链地址法的优点是简单直观，对哈希函数的要求相对较低，而且删除操作也比较容易实现。但是，它需要额外的链表节点内存，并且在链表较长时查找性能会下降。

碰撞解决算法对比

性能对比

时间复杂度
- 链地址法：在理想情况下，哈希函数均匀分布，插入、查找和删除操作的平均时间复杂度为 O(1)。但是，如果哈希函数不好，导致链表过长，最坏情况下时间复杂度会退化为 O(n)，其中 n 是链表的长度。
- 线性探测法：平均情况下，插入和查找的时间复杂度为 O(1)，但在聚集严重时，时间复杂度会接近 O(n)，这里 n 是哈希表中元素的数量。删除操作需要特殊处理，通常标记删除而不是真正删除，以避免影响后续查找，时间复杂度也接近 O(n)。
- 二次探测法：平均情况下性能优于线性探测法，插入和查找的时间复杂度接近 O(1)。

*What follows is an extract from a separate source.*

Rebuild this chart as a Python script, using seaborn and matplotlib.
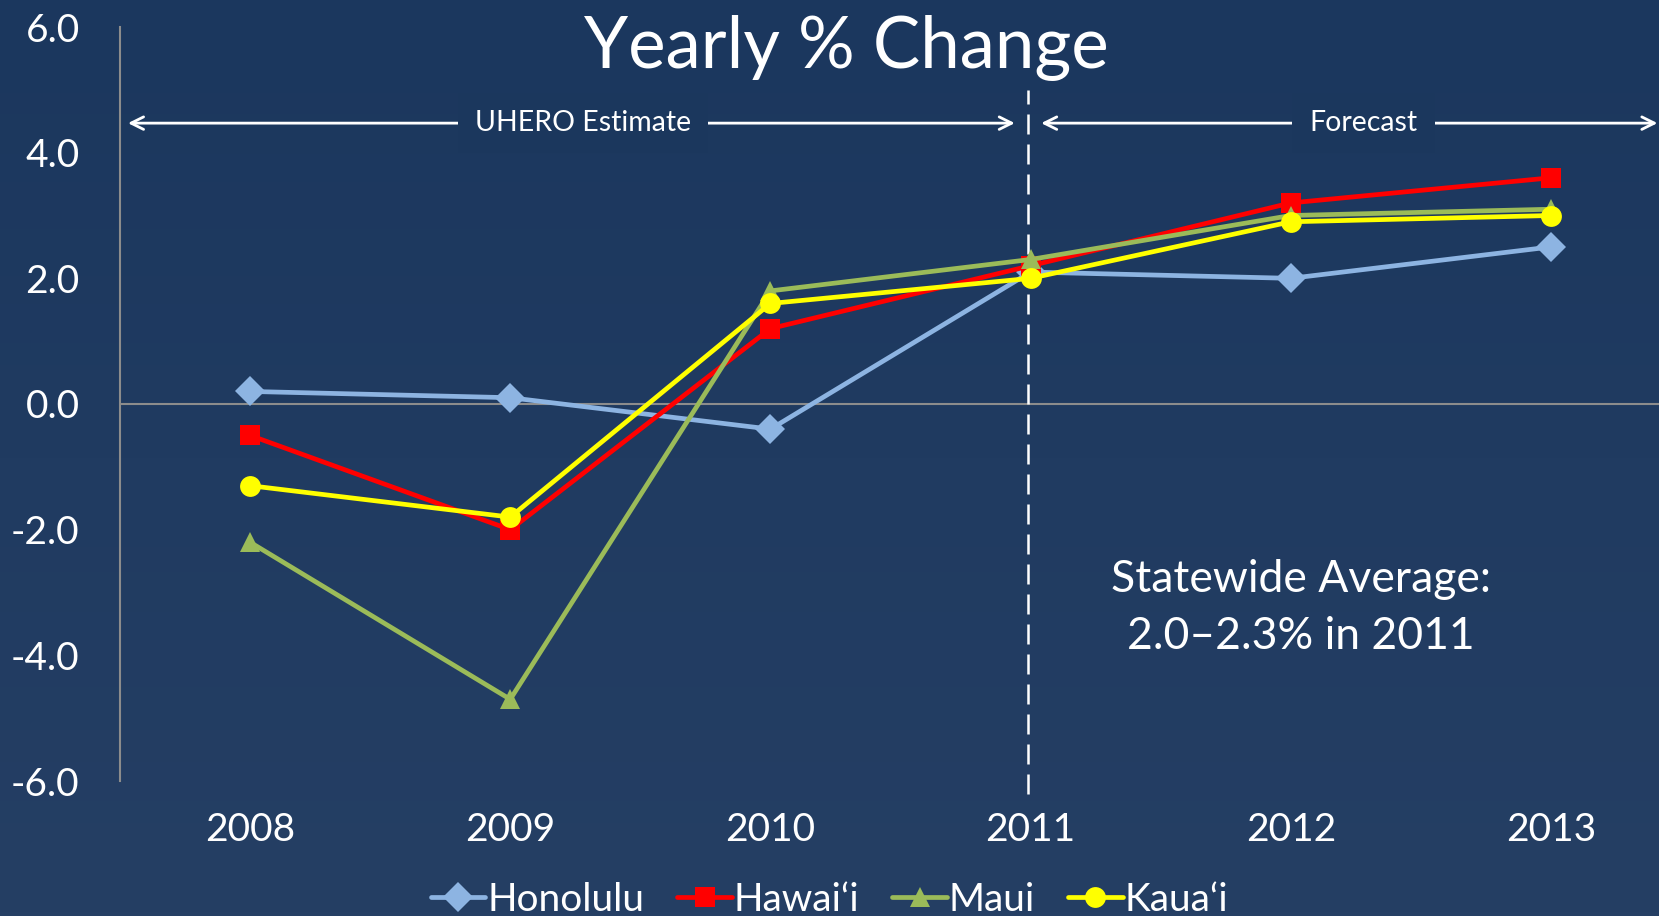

但如果哈希表大小不是质数，可能会导致无法遍历所有位置，最坏情况下时间复杂度也会上升。
- 双重哈希法：平均情况下插入、查找和删除的时间复杂度接近 O(1)，它通过两个哈希函数减少聚集，性能相对稳定，最坏情况下时间复杂度也比线性探测法好。
空间复杂度
- 链地址法：除了哈希表本身的空间，还需要为链表节点分配额外的空间，空间复杂度为 O(n)，其中 n 是哈希表中元素的数量。
- 开放定址法：只需要哈希表本身的空间，空间复杂度为 O(m)，其中 m 是哈希表的大小。但是，开放定址法需要预留一定的空间以避免负载因子过高，可能会浪费一些空间。

适用场景对比

链地址法：适用于数据量较大且无法预估具体数量的场景，因为它可以动态地增加链表长度。例如，在实现一个简单的缓存系统时，链地址法可以方便地处理不断变化的缓存数据。
线性探测法：适用于数据量较小且对空间要求较高的场景。由于它不需要额外的链表节点空间，在空间有限的情况下可以优先考虑。例如，在一些嵌入式系统中，线性探测法可能是一个不错的选择。
二次探测法和双重哈希法：适用于对性能要求较高，需要减少聚集现象的场景。例如，在数据库索引等对查找性能要求极高的应用中，二次探测法或双重哈希法可能更合适。

实现复杂度对比

链地址法：实现相对简单，只需要定义链表节点和哈希表结构体，以及相应的插入、查找和删除操作。链表的操作相对直观，容易理解和实现。
线性探测法：实现也比较简单，主要是在插入和查找时进行线性探测。但是，处理删除操作需要一些额外的考虑，以避免影响后续的查找。
二次探测法：比线性探测法稍微复杂一些，需要按照二次函数的方式进行探测。在实现时需要注意哈希表大小的选择，以确保能够遍历所有位置。
双重哈希法：实现最为复杂，需要设计两个哈希函数，并且在插入和查找时使用第二个哈希函数计算步长。对哈希函数的设计要求也较高，需要保证其均匀性和高效性。

总结碰撞解决算法

不同的碰撞解决算法各有优缺点，在实际应用中需要根据具体的需求和场景来选择合适的算法。如果对空间比较敏感，数据量较小，可以考虑开放定址法中的线性探测法；如果对性能要求极高，对空间不太敏感，链地址法或更复杂的开放定址法（如二次探测法、双重哈希法）可能更合适。通过合理选择碰撞解决算法，可以设计出高效、稳定的哈希表，满足各种应用场景的需求。在实际编程中，还需要根据具体情况对哈希表进行优化，如调整哈希表大小、优化哈希函数等，以进一步提高哈希表的性能。